Comment by sn0wflak3s
17 hours ago
The line is scope.
I'm not asking an agent to build me a full-stack app. That's where you end up babysitting it like a kindergartener and honestly you'd be faster doing it yourself. The way I use agents is focused, context-driven, one small task at a time.
For example: i need a function that takes a dependency graph, topologically sorts it, and returns the affected nodes when a given node changes. That's well-scoped. The agent writes it, I review it, done.
But say I'm debugging a connection pool leak in Postgres where connections aren't being released back under load because a transaction is left open inside a retry loop. I'm not handing that to an agent. I already know our system. I know which service is misbehaving, I know the ORM layer, I know where the connection lifecycle is managed. The context needed to guide the agent properly would take longer to write than just opening the code and tracing it myself.

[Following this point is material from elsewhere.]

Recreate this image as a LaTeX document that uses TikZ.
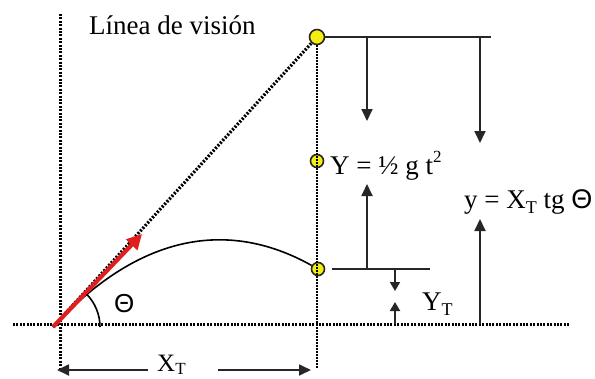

That's the line. If the context you'd need to provide is larger than the task itself, just do it. If the task is well-defined and the output is easy to verify, let the agent rip.
The muscle memory point is real though. i still hand-write code when I'm learning something new or exploring a space I don't understand yet. AI is terrible for building intuition in unfamiliar territory because you can't evaluate output you don't understand. But for mundane scaffolding, boilerplate, things that repeat? I don't. llife's too short to hand-write your 50th REST handler.